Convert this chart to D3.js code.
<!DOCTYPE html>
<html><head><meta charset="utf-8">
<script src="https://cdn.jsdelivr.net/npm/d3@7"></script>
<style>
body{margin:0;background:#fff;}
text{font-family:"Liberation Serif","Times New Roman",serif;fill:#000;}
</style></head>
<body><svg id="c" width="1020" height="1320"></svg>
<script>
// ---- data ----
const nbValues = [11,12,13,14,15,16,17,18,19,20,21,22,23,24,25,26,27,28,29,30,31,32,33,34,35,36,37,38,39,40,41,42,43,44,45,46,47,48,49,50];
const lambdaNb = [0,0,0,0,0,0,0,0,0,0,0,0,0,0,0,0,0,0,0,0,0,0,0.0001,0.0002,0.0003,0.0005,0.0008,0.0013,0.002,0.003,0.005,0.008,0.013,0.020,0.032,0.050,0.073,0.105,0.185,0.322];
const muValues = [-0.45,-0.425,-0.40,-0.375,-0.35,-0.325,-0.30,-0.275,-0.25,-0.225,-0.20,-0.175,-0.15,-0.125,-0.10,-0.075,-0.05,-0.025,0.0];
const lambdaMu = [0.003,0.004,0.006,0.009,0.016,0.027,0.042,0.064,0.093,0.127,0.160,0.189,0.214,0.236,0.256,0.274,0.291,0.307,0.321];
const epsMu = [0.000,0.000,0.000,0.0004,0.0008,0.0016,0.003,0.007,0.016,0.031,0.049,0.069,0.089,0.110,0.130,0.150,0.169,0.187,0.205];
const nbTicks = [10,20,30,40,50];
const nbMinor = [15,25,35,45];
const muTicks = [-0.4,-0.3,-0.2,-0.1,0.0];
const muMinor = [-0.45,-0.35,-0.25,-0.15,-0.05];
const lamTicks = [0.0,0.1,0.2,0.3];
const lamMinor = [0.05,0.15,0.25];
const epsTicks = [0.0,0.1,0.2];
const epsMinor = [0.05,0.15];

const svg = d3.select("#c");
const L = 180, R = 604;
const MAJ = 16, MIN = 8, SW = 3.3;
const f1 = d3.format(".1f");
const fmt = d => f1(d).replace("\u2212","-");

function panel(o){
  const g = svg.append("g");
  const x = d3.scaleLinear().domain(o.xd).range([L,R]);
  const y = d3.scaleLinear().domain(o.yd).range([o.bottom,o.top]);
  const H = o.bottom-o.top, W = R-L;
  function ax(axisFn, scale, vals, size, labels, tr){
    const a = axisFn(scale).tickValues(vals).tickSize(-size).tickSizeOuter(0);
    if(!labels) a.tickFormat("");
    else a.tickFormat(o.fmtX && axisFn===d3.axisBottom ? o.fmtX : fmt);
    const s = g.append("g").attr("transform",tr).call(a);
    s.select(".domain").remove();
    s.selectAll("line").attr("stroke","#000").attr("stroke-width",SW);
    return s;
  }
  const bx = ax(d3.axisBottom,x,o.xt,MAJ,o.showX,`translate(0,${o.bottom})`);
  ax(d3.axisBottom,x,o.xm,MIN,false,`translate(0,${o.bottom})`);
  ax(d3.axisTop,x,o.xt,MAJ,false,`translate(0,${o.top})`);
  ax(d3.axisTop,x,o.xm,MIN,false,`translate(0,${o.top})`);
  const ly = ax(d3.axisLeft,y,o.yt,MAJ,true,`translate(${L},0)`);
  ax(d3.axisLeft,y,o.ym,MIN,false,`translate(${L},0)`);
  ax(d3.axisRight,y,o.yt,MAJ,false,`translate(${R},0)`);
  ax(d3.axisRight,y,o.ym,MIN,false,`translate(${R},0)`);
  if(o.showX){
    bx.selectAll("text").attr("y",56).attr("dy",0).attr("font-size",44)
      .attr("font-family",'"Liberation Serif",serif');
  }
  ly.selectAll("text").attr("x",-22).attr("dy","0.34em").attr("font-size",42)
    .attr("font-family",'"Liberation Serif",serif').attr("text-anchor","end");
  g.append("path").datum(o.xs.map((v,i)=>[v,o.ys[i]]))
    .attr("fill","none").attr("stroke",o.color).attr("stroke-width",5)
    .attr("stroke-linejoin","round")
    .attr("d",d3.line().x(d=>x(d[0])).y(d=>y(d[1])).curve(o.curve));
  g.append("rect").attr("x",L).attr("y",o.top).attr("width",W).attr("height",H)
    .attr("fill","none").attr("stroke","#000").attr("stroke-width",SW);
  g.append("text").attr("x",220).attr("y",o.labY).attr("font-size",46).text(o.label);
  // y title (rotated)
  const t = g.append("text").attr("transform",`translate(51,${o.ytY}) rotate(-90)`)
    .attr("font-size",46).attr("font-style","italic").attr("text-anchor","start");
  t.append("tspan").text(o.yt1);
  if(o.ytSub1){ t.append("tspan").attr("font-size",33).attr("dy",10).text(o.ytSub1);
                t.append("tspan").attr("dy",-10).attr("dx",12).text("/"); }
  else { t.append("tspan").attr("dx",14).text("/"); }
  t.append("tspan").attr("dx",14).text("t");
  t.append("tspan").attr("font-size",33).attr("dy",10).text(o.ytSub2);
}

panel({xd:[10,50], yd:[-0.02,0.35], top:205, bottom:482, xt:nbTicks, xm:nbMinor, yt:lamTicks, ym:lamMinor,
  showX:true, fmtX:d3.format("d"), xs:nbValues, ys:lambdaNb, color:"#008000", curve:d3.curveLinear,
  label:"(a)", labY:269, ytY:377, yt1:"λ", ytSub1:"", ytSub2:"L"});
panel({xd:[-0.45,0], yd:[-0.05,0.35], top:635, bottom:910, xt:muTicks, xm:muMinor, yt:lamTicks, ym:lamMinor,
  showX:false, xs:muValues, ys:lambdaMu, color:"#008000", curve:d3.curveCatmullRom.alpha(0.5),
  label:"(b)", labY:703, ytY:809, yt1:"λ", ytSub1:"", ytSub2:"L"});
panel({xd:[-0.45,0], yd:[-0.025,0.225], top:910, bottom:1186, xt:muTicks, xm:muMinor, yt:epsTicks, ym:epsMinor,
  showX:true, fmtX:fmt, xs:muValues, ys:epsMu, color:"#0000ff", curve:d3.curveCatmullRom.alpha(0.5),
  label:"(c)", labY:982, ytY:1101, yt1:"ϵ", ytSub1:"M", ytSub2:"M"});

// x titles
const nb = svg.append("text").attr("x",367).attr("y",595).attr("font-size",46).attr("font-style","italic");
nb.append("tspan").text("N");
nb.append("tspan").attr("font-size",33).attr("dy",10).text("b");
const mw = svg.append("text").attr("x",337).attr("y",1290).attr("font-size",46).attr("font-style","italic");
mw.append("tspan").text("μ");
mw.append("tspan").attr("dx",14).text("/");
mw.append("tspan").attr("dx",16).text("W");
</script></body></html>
********
> What is asked
Take the listing above and set it down exactly.

> Exercise solution
Convert this chart to D3.js code.
<!DOCTYPE html>
<html><head><meta charset="utf-8">
<script src="https://cdn.jsdelivr.net/npm/d3@7"></script>
<style>
body{margin:0;background:#fff;}
text{font-family:"Liberation Serif","Times New Roman",serif;fill:#000;}
</style></head>
<body><svg id="c" width="1020" height="1320"></svg>
<script>
// ---- data ----
const nbValues = [11,12,13,14,15,16,17,18,19,20,21,22,23,24,25,26,27,28,29,30,31,32,33,34,35,36,37,38,39,40,41,42,43,44,45,46,47,48,49,50];
const lambdaNb = [0,0,0,0,0,0,0,0,0,0,0,0,0,0,0,0,0,0,0,0,0,0,0.0001,0.0002,0.0003,0.0005,0.0008,0.0013,0.002,0.003,0.005,0.008,0.013,0.020,0.032,0.050,0.073,0.105,0.185,0.322];
const muValues = [-0.45,-0.425,-0.40,-0.375,-0.35,-0.325,-0.30,-0.275,-0.25,-0.225,-0.20,-0.175,-0.15,-0.125,-0.10,-0.075,-0.05,-0.025,0.0];
const lambdaMu = [0.003,0.004,0.006,0.009,0.016,0.027,0.042,0.064,0.093,0.127,0.160,0.189,0.214,0.236,0.256,0.274,0.291,0.307,0.321];
const epsMu = [0.000,0.000,0.000,0.0004,0.0008,0.0016,0.003,0.007,0.016,0.031,0.049,0.069,0.089,0.110,0.130,0.150,0.169,0.187,0.205];
const nbTicks = [10,20,30,40,50];
const nbMinor = [15,25,35,45];
const muTicks = [-0.4,-0.3,-0.2,-0.1,0.0];
const muMinor = [-0.45,-0.35,-0.25,-0.15,-0.05];
const lamTicks = [0.0,0.1,0.2,0.3];
const lamMinor = [0.05,0.15,0.25];
const epsTicks = [0.0,0.1,0.2];
const epsMinor = [0.05,0.15];

const svg = d3.select("#c");
const L = 180, R = 604;
const MAJ = 16, MIN = 8, SW = 3.3;
const f1 = d3.format(".1f");
const fmt = d => f1(d).replace("\u2212","-");

function panel(o){
  const g = svg.append("g");
  const x = d3.scaleLinear().domain(o.xd).range([L,R]);
  const y = d3.scaleLinear().domain(o.yd).range([o.bottom,o.top]);
  const H = o.bottom-o.top, W = R-L;
  function ax(axisFn, scale, vals, size, labels, tr){
    const a = axisFn(scale).tickValues(vals).tickSize(-size).tickSizeOuter(0);
    if(!labels) a.tickFormat("");
    else a.tickFormat(o.fmtX && axisFn===d3.axisBottom ? o.fmtX : fmt);
    const s = g.append("g").attr("transform",tr).call(a);
    s.select(".domain").remove();
    s.selectAll("line").attr("stroke","#000").attr("stroke-width",SW);
    return s;
  }
  const bx = ax(d3.axisBottom,x,o.xt,MAJ,o.showX,`translate(0,${o.bottom})`);
  ax(d3.axisBottom,x,o.xm,MIN,false,`translate(0,${o.bottom})`);
  ax(d3.axisTop,x,o.xt,MAJ,false,`translate(0,${o.top})`);
  ax(d3.axisTop,x,o.xm,MIN,false,`translate(0,${o.top})`);
  const ly = ax(d3.axisLeft,y,o.yt,MAJ,true,`translate(${L},0)`);
  ax(d3.axisLeft,y,o.ym,MIN,false,`translate(${L},0)`);
  ax(d3.axisRight,y,o.yt,MAJ,false,`translate(${R},0)`);
  ax(d3.axisRight,y,o.ym,MIN,false,`translate(${R},0)`);
  if(o.showX){
    bx.selectAll("text").attr("y",56).attr("dy",0).attr("font-size",44)
      .attr("font-family",'"Liberation Serif",serif');
  }
  ly.selectAll("text").attr("x",-22).attr("dy","0.34em").attr("font-size",42)
    .attr("font-family",'"Liberation Serif",serif').attr("text-anchor","end");
  g.append("path").datum(o.xs.map((v,i)=>[v,o.ys[i]]))
    .attr("fill","none").attr("stroke",o.color).attr("stroke-width",5)
    .attr("stroke-linejoin","round")
    .attr("d",d3.line().x(d=>x(d[0])).y(d=>y(d[1])).curve(o.curve));
  g.append("rect").attr("x",L).attr("y",o.top).attr("width",W).attr("height",H)
    .attr("fill","none").attr("stroke","#000").attr("stroke-width",SW);
  g.append("text").attr("x",220).attr("y",o.labY).attr("font-size",46).text(o.label);
  // y title (rotated)
  const t = g.append("text").attr("transform",`translate(51,${o.ytY}) rotate(-90)`)
    .attr("font-size",46).attr("font-style","italic").attr("text-anchor","start");
  t.append("tspan").text(o.yt1);
  if(o.ytSub1){ t.append("tspan").attr("font-size",33).attr("dy",10).text(o.ytSub1);
                t.append("tspan").attr("dy",-10).attr("dx",12).text("/"); }
  else { t.append("tspan").attr("dx",14).text("/"); }
  t.append("tspan").attr("dx",14).text("t");
  t.append("tspan").attr("font-size",33).attr("dy",10).text(o.ytSub2);
}

panel({xd:[10,50], yd:[-0.02,0.35], top:205, bottom:482, xt:nbTicks, xm:nbMinor, yt:lamTicks, ym:lamMinor,
  showX:true, fmtX:d3.format("d"), xs:nbValues, ys:lambdaNb, color:"#008000", curve:d3.curveLinear,
  label:"(a)", labY:269, ytY:377, yt1:"λ", ytSub1:"", ytSub2:"L"});
panel({xd:[-0.45,0], yd:[-0.05,0.35], top:635, bottom:910, xt:muTicks, xm:muMinor, yt:lamTicks, ym:lamMinor,
  showX:false, xs:muValues, ys:lambdaMu, color:"#008000", curve:d3.curveCatmullRom.alpha(0.5),
  label:"(b)", labY:703, ytY:809, yt1:"λ", ytSub1:"", ytSub2:"L"});
panel({xd:[-0.45,0], yd:[-0.025,0.225], top:910, bottom:1186, xt:muTicks, xm:muMinor, yt:epsTicks, ym:epsMinor,
  showX:true, fmtX:fmt, xs:muValues, ys:epsMu, color:"#0000ff", curve:d3.curveCatmullRom.alpha(0.5),
  label:"(c)", labY:982, ytY:1101, yt1:"ϵ", ytSub1:"M", ytSub2:"M"});

// x titles
const nb = svg.append("text").attr("x",367).attr("y",595).attr("font-size",46).attr("font-style","italic");
nb.append("tspan").text("N");
nb.append("tspan").attr("font-size",33).attr("dy",10).text("b");
const mw = svg.append("text").attr("x",337).attr("y",1290).attr("font-size",46).attr("font-style","italic");
mw.append("tspan").text("μ");
mw.append("tspan").attr("dx",14).text("/");
mw.append("tspan").attr("dx",16).text("W");
</script></body></html>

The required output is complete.